Politika

Baykal: Fener'e var, Mehmetçik'e yok

CHP lideri Baykal, yolsuzluk için kurulduğunu ileri sürdüğü Deniz Feneri Derneği'ne tanınan mali avantajların, Mehmetçik Vakfı'na verilmediğini söyledi

07 Ekim 2008 03:00
CHP Genel Başkanı Deniz Baykal, partisinin TBMM grubunda yaptığı konuşmada, terör ve yolsuzluk konularına yer verdi.
Terörle mücadelede iki zafiyet olduğunu belirten Baykal, birincisinin Kuzey Irak olduğunu, bu konuda idare edilmeyi değil, çözüm beklediklerini söyledi. 
Baykal, terörle mücadeledeki diğer bir zafiyetin, iktidar ve belli çevrelerin zihnindeki bulanıklık olduğunu savunarak, "Türkiye, bir yandan terörle mücadele ediyor, diğer yandan tırnak içinde meşru kabul edilen güçler, hatta bir kısmı etkili ve yetkili noktada bulunan güçler, terörle mücadelenin karşısında, bir tavır takınma imkânını bulabiliyor.
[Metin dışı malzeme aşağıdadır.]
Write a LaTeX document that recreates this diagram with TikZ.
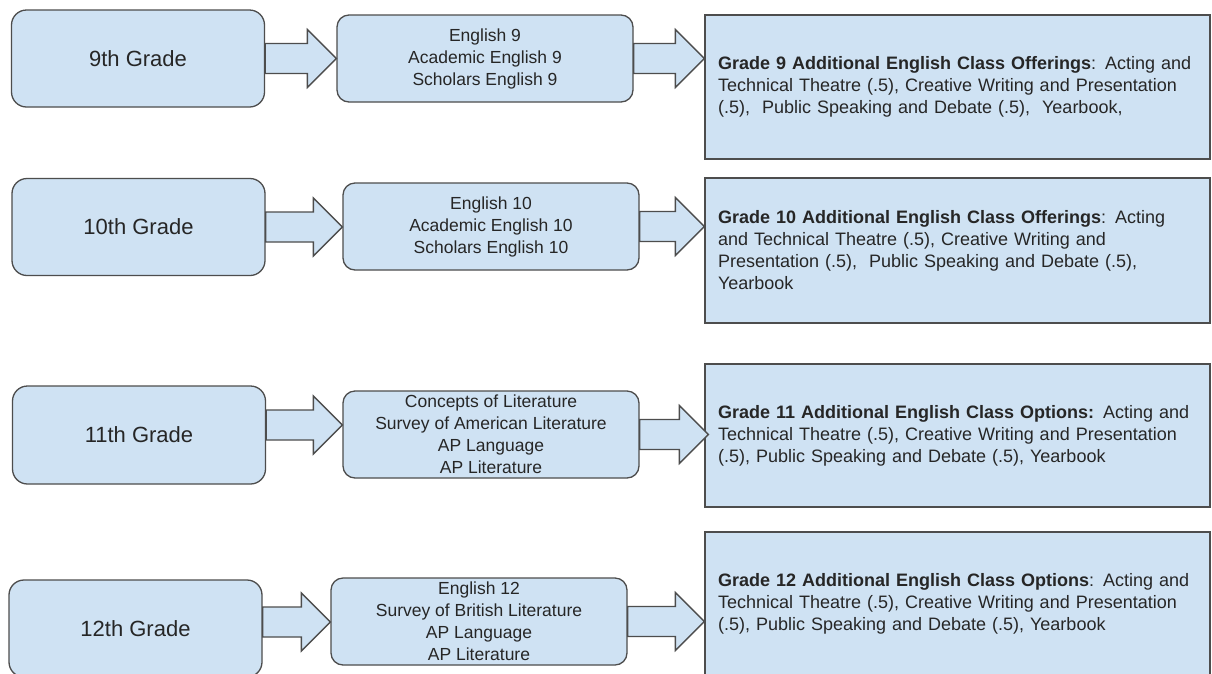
\documentclass[tikz,border=0pt]{standalone}
\usepackage{fontspec}
\setmainfont{Liberation Sans}
\usetikzlibrary{calc}
\definecolor{boxfill}{HTML}{CFE2F3}
\definecolor{boxline}{HTML}{4D4D4D}
\definecolor{txt}{HTML}{262626}
\tikzset{
  base/.style={draw=boxline, fill=boxfill, line width=1.3pt, inner sep=0pt, text=txt},
  gradebox/.style={base, rounded corners=15pt, minimum width=253pt, minimum height=97pt,
    font=\fontsize{22}{26}\selectfont},
  coursebox/.style={base, rounded corners=12pt, minimum width=296pt, minimum height=87pt,
    align=center, font=\fontsize{17.5}{22}\selectfont},
  offerbox/.style={base, minimum height=144pt, inner xsep=13pt, text width=479pt,
    align=left, font=\fontsize{18}{22}\selectfont},
  blockarrow/.style={draw=boxline, fill=boxfill, line width=1.3pt, line join=miter}
}
\newcommand\blockarr[2]{%
  \path #1 coordinate (tmpS);
  \path #2 coordinate (tmpE);
  \draw[blockarrow] let \p1=(tmpS), \p2=(tmpE) in
    (\x1,\y1+15pt) -- (\x2-29pt,\y1+15pt) -- (\x2-29pt,\y1+29pt) -- (\x2,\y1)
    -- (\x2-29pt,\y1-29pt) -- (\x2-29pt,\y1-15pt) -- (\x1,\y1-15pt) -- cycle;}
\begin{document}
\begin{tikzpicture}[x=1pt,y=-1pt]
\clip (0,0) rectangle (1212,673);
\fill[white] (0,0) rectangle (1212,673);
% row 1
\node[gradebox] (A1) at (138,58.5) {9th Grade};
\node[coursebox] (B1) at (485,58.5) {English 9\\Academic English 9\\Scholars English 9};
\node[offerbox] (C1) at (957.5,87) {\textbf{Grade 9 Additional English Class Offerings}: Acting and\\
Technical Theatre (.5), Creative Writing and Presentation\\
(.5),\ \ Public Speaking and Debate (.5),\ \ Yearbook,};
% row 2
\node[gradebox] (A2) at (138.5,227) {10th Grade};
\node[coursebox] (B2) at (491,226.5) {English 10\\Academic English 10\\Scholars English 10};
\node[offerbox, minimum height=145pt] (C2) at (957.5,250.5) {\textbf{Grade 10 Additional English Class Offerings}: Acting\\
and Technical Theatre (.5), Creative Writing and\\
Presentation (.5),\ \ Public Speaking and Debate (.5),\\
Yearbook};
% row 3
\node[gradebox, minimum height=98pt] (A3) at (139,435) {11th Grade};
\node[coursebox] (B3) at (491,434.5) {Concepts of Literature\\Survey of American Literature\\AP Language\\AP Literature};
\node[offerbox, minimum height=143pt] (C3) at (957.5,435.5) {\textbf{Grade 11 Additional English Class Options:} Acting and\\
Technical Theatre (.5), Creative Writing and Presentation\\
(.5), Public Speaking and Debate (.5), Yearbook};
% row 4
\node[gradebox] (A4) at (135.5,628.5) {12th Grade};
\node[coursebox] (B4) at (479,621.5) {English 12\\Survey of British Literature\\AP Language\\AP Literature};
\node[offerbox, minimum height=143pt] (C4) at (957.5,603.5) {\textbf{Grade 12 Additional English Class Options}: Acting and\\
Technical Theatre (.5), Creative Writing and Presentation\\
(.5), Public Speaking and Debate (.5), Yearbook};
% arrows
\blockarr{(A1.east)}{(B1.west)}
\blockarr{(B1.east)}{(C1.west)}
\blockarr{(A2.east)}{(B2.west)}
\blockarr{(B2.east)}{(C2.west)}
\blockarr{([yshift=10pt]A3.east)}{(B3.west)}
\blockarr{(B3.east)}{([xshift=4pt]C3.west)}
\blockarr{([yshift=6.5pt]A4.east)}{(B4.west)}
\blockarr{(B4.east)}{(C4.west)}
\end{tikzpicture}
\end{document}
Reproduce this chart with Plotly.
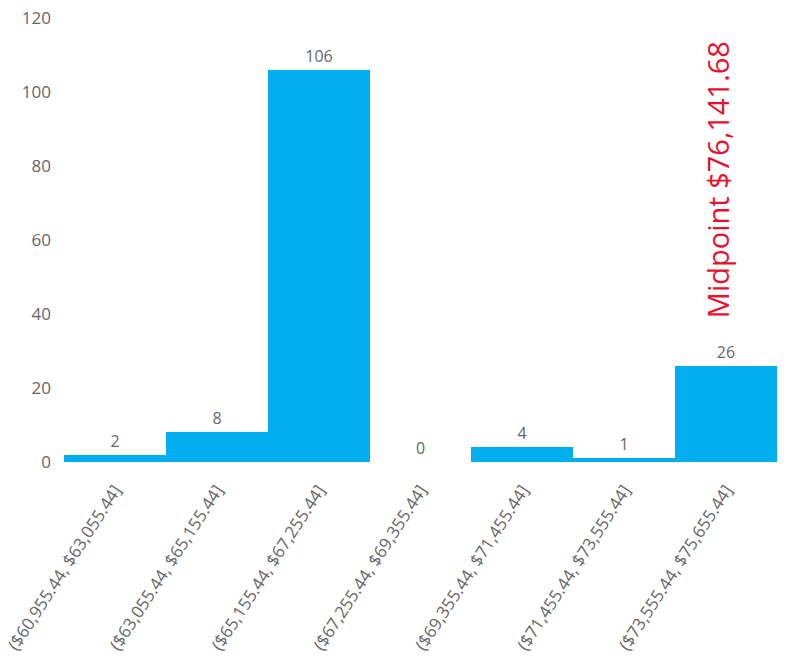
import plotly.graph_objects as go

# Salary bins (lower/upper edges) and employee counts per bin
bin_lower = [60955.44, 63055.44, 65155.44, 67255.44, 69355.44, 71455.44, 73555.44]
bin_upper = [63055.44, 65155.44, 67255.44, 69355.44, 71455.44, 73555.44, 75655.44]
counts = [2, 8, 106, 0, 4, 1, 26]
midpoint = 76141.68

bin_labels = [f"(${lo:,.2f}, ${hi:,.2f}]" for lo, hi in zip(bin_lower, bin_upper)]
bin_centers = [(lo + hi) / 2 for lo, hi in zip(bin_lower, bin_upper)]
bin_widths = [hi - lo for lo, hi in zip(bin_lower, bin_upper)]

BAR = "#00ADEF"
GREY = "#666666"
FONT = "Open Sans"

W, H = 792, 667
left, top, bottom = 64, 18, 205
plot_w = W - left
# horizontal scale so that the bins fill 713 px of the plot area
px_per_unit = 713 / (bin_upper[-1] - bin_lower[0])
x_end = bin_lower[0] + plot_w / px_per_unit

fig = go.Figure(
    go.Bar(
        x=bin_centers,
        y=counts,
        width=bin_widths,
        marker=dict(color=BAR, line=dict(width=0)),
        text=[str(c) for c in counts],
        textposition="outside",
        textfont=dict(family=FONT, size=16, color=GREY),
        cliponaxis=False,
    )
)

fig.add_annotation(
    text=f"Midpoint ${midpoint:,.2f}",
    xref="paper", yref="paper",
    x=0.898, y=0.32,
    xanchor="center", yanchor="bottom",
    textangle=-90,
    showarrow=False,
    font=dict(family=FONT, size=29, color="#E8112D"),
)

fig.update_layout(
    width=W, height=H,
    margin=dict(l=left, r=0, t=top, b=bottom),
    paper_bgcolor="white",
    plot_bgcolor="white",
    showlegend=False,
    bargap=0,
    font=dict(family=FONT, color=GREY),
)
fig.update_xaxes(
    range=[bin_lower[0], x_end],
    tickmode="array",
    tickvals=bin_centers,
    ticktext=bin_labels,
    tickangle=-57,
    tickfont=dict(family=FONT, size=17, color=GREY),
    ticklabelstandoff=14,
    showgrid=False, zeroline=False, showline=False, ticks="",
)
fig.update_yaxes(
    range=[0, 120],
    tickvals=[0, 20, 40, 60, 80, 100, 120],
    tickfont=dict(family=FONT, size=17, color=GREY),
    showgrid=False, zeroline=False, showline=False, ticks="",
    ticklabelstandoff=12,
)

fig.write_html("out.html")
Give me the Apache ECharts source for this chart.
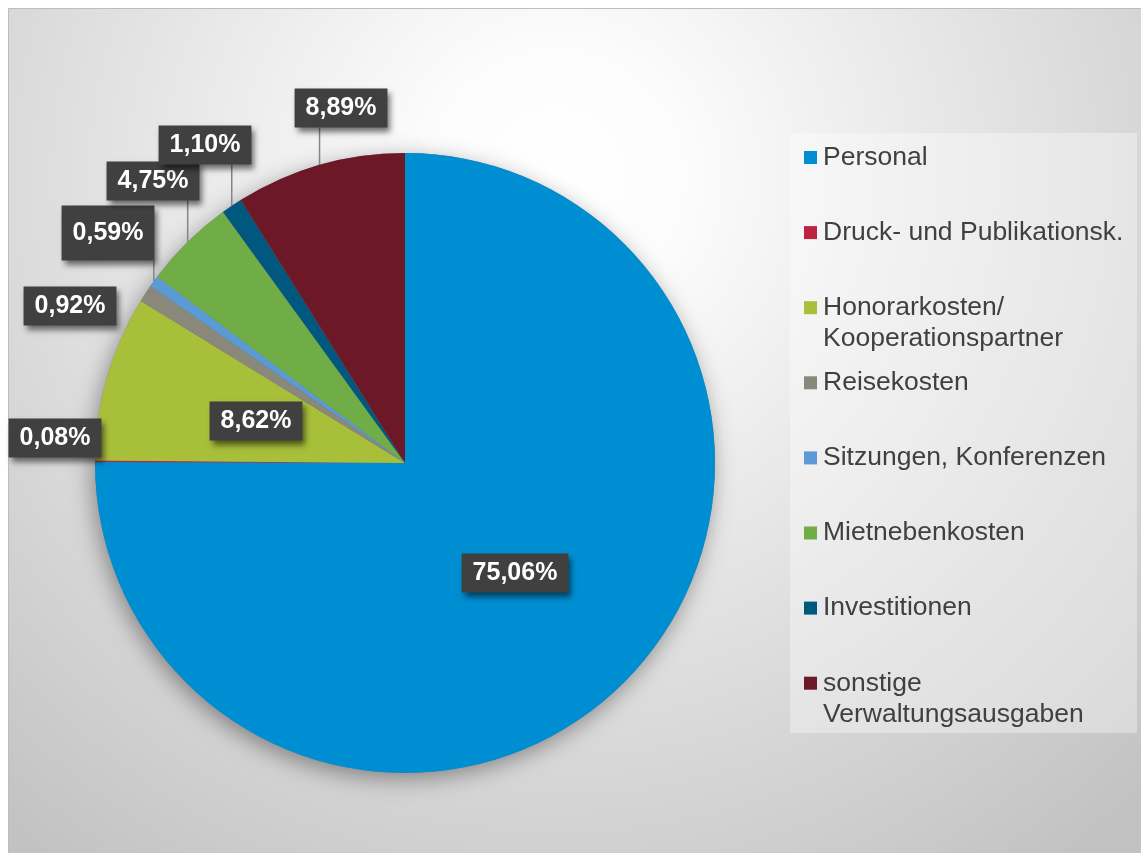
<!DOCTYPE html>
<html>
<head>
<meta charset="utf-8">
<script src="https://cdn.jsdelivr.net/npm/echarts@6/dist/echarts.min.js"></script>
<style>
html,body{margin:0;padding:0;background:#ffffff;}
#chart{width:1141px;height:853px;}
</style>
</head>
<body>
<div id="chart"></div>
<script>
const categories = ['Personal', 'Druck- und Publikationsk.', 'Honorarkosten/\nKooperationspartner', 'Reisekosten', 'Sitzungen, Konferenzen', 'Mietnebenkosten', 'Investitionen', 'sonstige\nVerwaltungsausgaben'];
const values = [75.06, 0.08, 8.62, 0.92, 0.59, 4.75, 1.10, 8.89];

const palette = ['#008ed2', '#be2342', '#a8bf3a', '#8a877b', '#5b9bd5', '#70ad47', '#00587f', '#6d1827'];
const CX = 405, CY = 463, R = 310;
// label box centres (layout only)
const labelCenters = [[515,573],[55,438],[256,421],[70,306],[108,233],[153,181],[205,145],[341,108]];
const withLine = [false,false,false,false,true,true,true,true];

const total = values.reduce((a,b)=>a+b,0);
const cum = [];
let acc = 0;
values.forEach(v => { cum.push(acc + v/2); acc += v; });

const chart = echarts.init(document.getElementById('chart'), null, {renderer:'canvas'});

const FONT = 'Liberation Sans, Arial, sans-serif';
const rich = {
  g: {width: 6, lineHeight: 31},
  sp: {width: 19, lineHeight: 31},
  t: {fontSize: 26.5, color: '#404040', lineHeight: 31, fontFamily: FONT}
};
palette.forEach((c,i)=>{ rich['sq'+i] = {width:13, height:13, backgroundColor:c, lineHeight: 31}; });

const option = {
  animation: false,
  graphic: [
    {
      type: 'rect', z: -100, silent: true,
      shape: {x: 8.5, y: 8.5, width: 1140, height: 850},
      style: {
        fill: {type:'radial', x:0.48, y:0.2, r:1.0, colorStops:[
          {offset:0, color:'#ffffff'}, {offset:0.15, color:'#fcfcfc'}, {offset:1, color:'#c2c2c2'}]},
        stroke: '#bdbdbd', lineWidth: 1
      }
    },
    {
      type: 'rect', z: -90, silent: true,
      shape: {x: 790, y: 133, width: 347, height: 600},
      style: {fill: 'rgba(255,255,255,0.35)'}
    }
  ],
  legend: {
    orient: 'vertical',
    left: 798,
    top: 142,
    padding: 0,
    itemGap: 13.1,
    icon: 'none',
    itemWidth: 1,
    itemHeight: 1,
    selectedMode: false,
    data: categories,
    formatter: function(name){
      const i = categories.indexOf(name);
      const lines = name.split('\n');
      const second = lines[1] ? lines[1] : ' ';
      return '{sq'+i+'|}{g|}{t|'+lines[0]+'}\n{sp|}{t|'+second+'}';
    },
    textStyle: {fontSize: 26.5, lineHeight: 31, fontFamily: FONT, color: '#404040', rich: rich}
  },
  series: [
    {
      type: 'pie',
      silent: true,
      z: 1,
      center: [CX, CY],
      radius: R,
      startAngle: 90,
      clockwise: true,
      label: {show:false},
      labelLine: {show:false},
      legendHoverLink: false,
      itemStyle: {color:'#808080', shadowBlur: 22, shadowColor:'rgba(0,0,0,0.38)', shadowOffsetX: -3, shadowOffsetY: 6},
      emphasis: {disabled: true},
      data: values.map((v,i)=>({value:v, name: '_s'+i}))
    },
    {
      type: 'pie',
      z: 3,
      center: [CX, CY],
      radius: R,
      startAngle: 90,
      clockwise: true,
      avoidLabelOverlap: false,
      minShowLabelAngle: 0,
      emphasis: {disabled: true},
      itemStyle: {borderWidth: 0},
      label: {
        show: true,
        position: 'outside',
        formatter: p => p.value.toFixed(2).replace('.', ',') + '%',
        color: '#ffffff',
        fontSize: 25,
        fontWeight: 'bold',
        fontFamily: FONT,
        lineHeight: 25,
        backgroundColor: '#404040',
        padding: [7, 11],
        shadowBlur: 6,
        shadowColor: 'rgba(0,0,0,0.55)',
        shadowOffsetX: 3,
        shadowOffsetY: 4
      },
      labelLine: {show: true, lineStyle: {color:'#858585', width: 1.5}, length: 5, length2: 5},
      labelLayout: function(params){
        const i = params.dataIndex;
        const c = labelCenters[i];
        const res = {x: c[0], y: c[1], align: 'center', verticalAlign: 'middle'};
        if (withLine[i]) {
          const th = 2*Math.PI*cum[i]/total;
          const px = CX + R*Math.sin(th), py = CY - R*Math.cos(th);
          const h = params.labelRect.height;
          const bottom = c[1] + h/2;
          res.labelLinePoints = [[px, py], [px, (py+bottom)/2], [px, bottom]];
        }
        return res;
      },
      data: values.map((v,i)=>({
        value: v,
        name: categories[i],
        itemStyle: {color: palette[i]},
        label: i === 4 ? {padding: [15, 11]} : {},
        labelLine: {show: withLine[i]}
      }))
    }
  ]
};
chart.setOption(option);
</script>
</body>
</html>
Bütün dünyaya Aktütün Karakolu’na yönelik saldırının terör eylemi olduğunu anlatmayı başardık. Ama kendi içimizde birilerine anlatmayı başaramadık" dedi. 

Yolsuzluğun anatomisi 

Baykal, siyasi yapının içine giren, yolsuzluk virüsünün, Türkiye’nin gücünü kemirdiğini, hak ve adalet duygusunu ortadan kaldırdığını, ülkenin dengesini, moralini, ahlakını allak bullak ettiğini söyledi.
Bunları ortadan kaldırmak için siyasi iradenin gerekliliğine işaret eden Baykal, çarenin, milletvekili dokunulmazlığının, söz ve düşünce özgürlüğüyle sınırlandırılması olduğunu yineledi.
Baykal, Deniz Feneri olayının, yolsuzluğun anatomisini bütün milletin önüne serdiğini belirterek, şunları kaydetti:
"Yolsuzluğu bireysel bir olay olarak düşünüyorduk. Sütü bozuk, ahlaksız, paraya dayanamayan birisi, bir yerde avanta, fırsat buldu mu oradan nemalanıyor diye düşünüyorduk. Ne kadar amatörce, ne kadar çocuksu, gerçeklerden kopuk bir anlayışmış meğer. Onlar geride kalmış. Şimdi, şirketi, derneği yolsuzluk için kuracaksın, bütün kadronun o yolsuzluk projesine inanan, katkı verecek insanlardan oluşacak. Derneği kuracaksın, Mehmetçik Vakfı’na sağlanmayan vergi indirimini sağlayacaksın, Danıştay izin vermezse, Danıştaya yetki veren kanunu iptal edeceksin, yeni kanun çıkaracaksın, o kanunla bunu vereceksin."

Dosyayı ve eklerini iste

Baykal, Adalet Bakanı Mehmet Ali Şahin’in, "Yurt dışında bir dernek iş yapmış, suç işlemiş, Almanlarda mahkûm etmiş, bana ne ya" dediğini belirterek, Almanya’da yaşayan Türklerin sorunları bulunduğunu, haksızlığa maruz kaldığını, evlerinin yakıldığını, canlarının tehdit edildiğini söyledi. Baykal, "Sen bunlar karşısında, Alman otoritelerine ne oluyor diye sordun mu? Bu kişilerin dertlerini Alman Büyükelçisine, hükümetine söyledin mi? Alman Büyükelçiyle konuşuyorsun, ’bu çocuklar uzun süreli tutuklu, bilgi verin’ diyorsun, ’bana ne ya’ demiyorsun" dedi.
Alman mahkemesine, kararın gönderilmesi için yazı gönderildiğine dair haberlere işaret eden Baykal, kararın değil, dosya ve eklerinin istenmesi gerektiği belirtti.
Bu olayın, yolsuzluğun, siyasetle bağlantısını ortaya koyduğunu ifade eden Baykal, "Almanya, yaşanan bir yolsuzluğu takip edip, kısa sürede hükme bağlıyor. Biz ’bana ne’ diyoruz. Yolsuzluk senin yolsuzluğun, ne demek bana ne? Sen hesabını vereceksin, sen Türkiye’nin Adalet Bakanısın" diye konuştu.